■ What to do ■
Only lines holding the string "that" are wanted; copy each one from the material.
[Start of Given data]
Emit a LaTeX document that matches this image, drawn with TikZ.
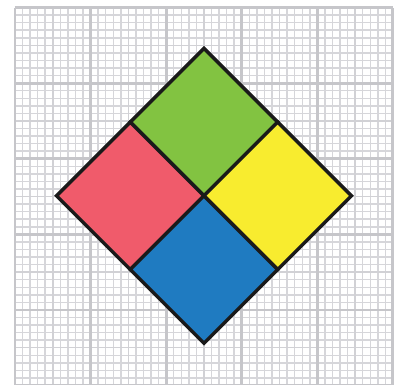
[End of Given data]
[Start of Given data]
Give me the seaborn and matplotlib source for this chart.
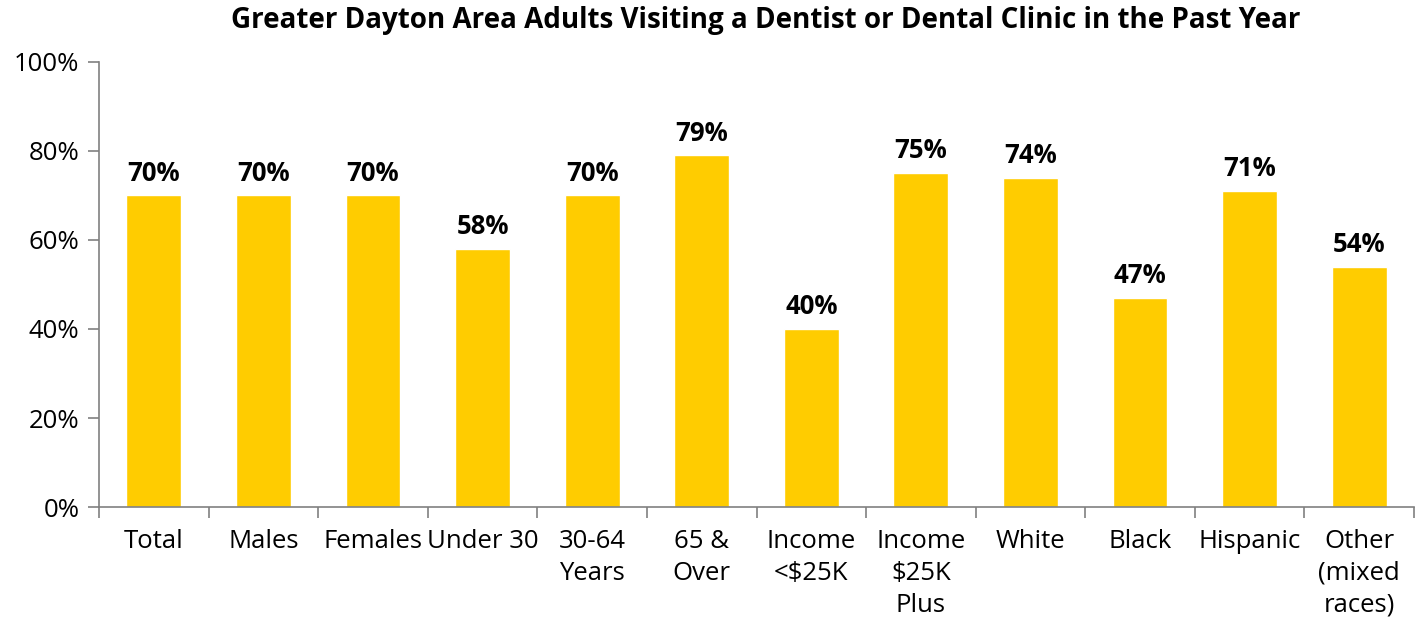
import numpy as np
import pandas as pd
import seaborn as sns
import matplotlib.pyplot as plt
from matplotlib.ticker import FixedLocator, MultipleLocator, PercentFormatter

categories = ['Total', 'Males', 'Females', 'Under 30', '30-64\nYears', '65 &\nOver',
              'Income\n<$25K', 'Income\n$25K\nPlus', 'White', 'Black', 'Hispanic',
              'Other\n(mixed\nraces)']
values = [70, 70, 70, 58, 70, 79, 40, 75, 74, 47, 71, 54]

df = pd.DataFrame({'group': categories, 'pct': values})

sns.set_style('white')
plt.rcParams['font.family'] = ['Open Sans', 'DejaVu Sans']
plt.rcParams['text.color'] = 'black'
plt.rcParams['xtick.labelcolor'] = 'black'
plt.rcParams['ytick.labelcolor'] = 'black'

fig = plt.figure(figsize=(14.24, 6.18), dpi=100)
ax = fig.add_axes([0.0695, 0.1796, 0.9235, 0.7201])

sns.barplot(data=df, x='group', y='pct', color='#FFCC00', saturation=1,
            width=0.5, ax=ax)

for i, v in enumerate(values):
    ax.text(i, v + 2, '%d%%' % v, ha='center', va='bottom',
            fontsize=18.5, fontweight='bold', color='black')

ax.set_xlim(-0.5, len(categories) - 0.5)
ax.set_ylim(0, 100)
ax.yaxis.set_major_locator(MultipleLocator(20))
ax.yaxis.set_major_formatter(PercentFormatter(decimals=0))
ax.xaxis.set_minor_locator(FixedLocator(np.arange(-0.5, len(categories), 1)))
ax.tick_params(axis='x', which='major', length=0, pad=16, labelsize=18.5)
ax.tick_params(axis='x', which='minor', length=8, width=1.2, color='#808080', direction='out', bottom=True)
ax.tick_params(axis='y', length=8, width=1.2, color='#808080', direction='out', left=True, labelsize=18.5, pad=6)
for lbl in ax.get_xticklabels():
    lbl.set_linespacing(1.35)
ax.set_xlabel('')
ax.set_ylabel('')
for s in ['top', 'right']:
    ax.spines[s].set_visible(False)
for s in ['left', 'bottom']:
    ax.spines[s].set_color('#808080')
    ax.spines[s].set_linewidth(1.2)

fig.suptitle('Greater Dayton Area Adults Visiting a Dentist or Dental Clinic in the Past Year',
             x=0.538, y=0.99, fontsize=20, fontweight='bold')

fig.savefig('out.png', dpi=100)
[End of Given data]
[Start of Given data]
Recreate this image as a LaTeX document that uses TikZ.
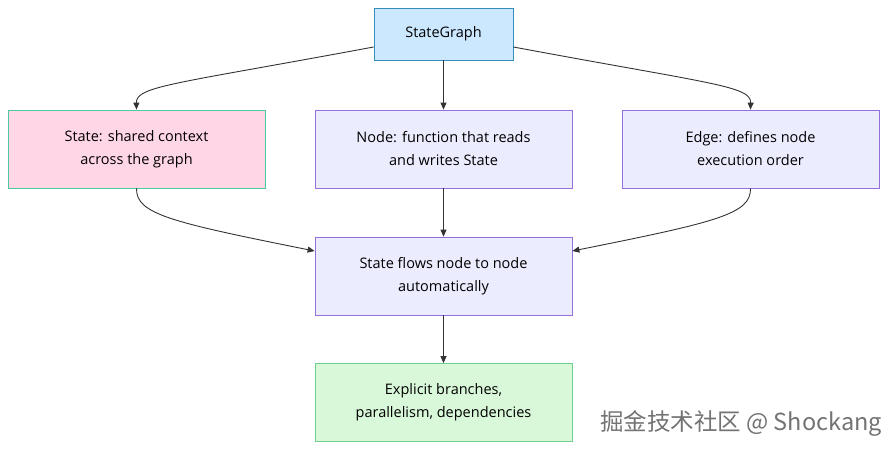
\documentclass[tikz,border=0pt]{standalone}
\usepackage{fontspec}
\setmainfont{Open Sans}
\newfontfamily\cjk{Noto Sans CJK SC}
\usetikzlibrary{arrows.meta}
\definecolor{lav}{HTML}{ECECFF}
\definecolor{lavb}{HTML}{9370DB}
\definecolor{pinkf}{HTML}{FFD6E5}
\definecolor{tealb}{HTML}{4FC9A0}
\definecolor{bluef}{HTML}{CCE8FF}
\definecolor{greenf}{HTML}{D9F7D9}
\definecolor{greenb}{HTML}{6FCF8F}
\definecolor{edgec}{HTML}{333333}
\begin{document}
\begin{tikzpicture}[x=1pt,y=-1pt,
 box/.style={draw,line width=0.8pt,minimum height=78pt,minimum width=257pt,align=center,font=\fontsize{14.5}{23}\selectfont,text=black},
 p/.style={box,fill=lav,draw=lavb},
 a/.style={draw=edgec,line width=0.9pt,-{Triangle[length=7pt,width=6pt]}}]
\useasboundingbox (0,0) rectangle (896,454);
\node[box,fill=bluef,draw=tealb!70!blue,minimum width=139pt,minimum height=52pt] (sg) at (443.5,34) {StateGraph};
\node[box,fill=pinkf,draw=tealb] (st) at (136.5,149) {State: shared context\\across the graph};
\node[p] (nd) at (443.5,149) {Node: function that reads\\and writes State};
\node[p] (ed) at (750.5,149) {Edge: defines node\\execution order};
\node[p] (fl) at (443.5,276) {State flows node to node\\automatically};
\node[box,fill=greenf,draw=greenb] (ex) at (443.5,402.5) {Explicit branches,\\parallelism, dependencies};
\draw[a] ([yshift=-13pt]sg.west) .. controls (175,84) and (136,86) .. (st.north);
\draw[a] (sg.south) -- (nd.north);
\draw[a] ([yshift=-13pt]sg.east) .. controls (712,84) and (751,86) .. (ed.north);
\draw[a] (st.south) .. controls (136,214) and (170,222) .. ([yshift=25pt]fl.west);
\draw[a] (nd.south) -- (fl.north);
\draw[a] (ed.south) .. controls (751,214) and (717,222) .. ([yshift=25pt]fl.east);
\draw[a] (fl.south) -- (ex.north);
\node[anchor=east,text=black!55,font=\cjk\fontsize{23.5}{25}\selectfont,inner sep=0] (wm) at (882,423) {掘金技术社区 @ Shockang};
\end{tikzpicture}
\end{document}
[End of Given data]
■ Result ■
Emit a LaTeX document that matches this image, drawn with TikZ.
Recreate this image as a LaTeX document that uses TikZ.
\node[p] (nd) at (443.5,149) {Node: function that reads\\and writes State};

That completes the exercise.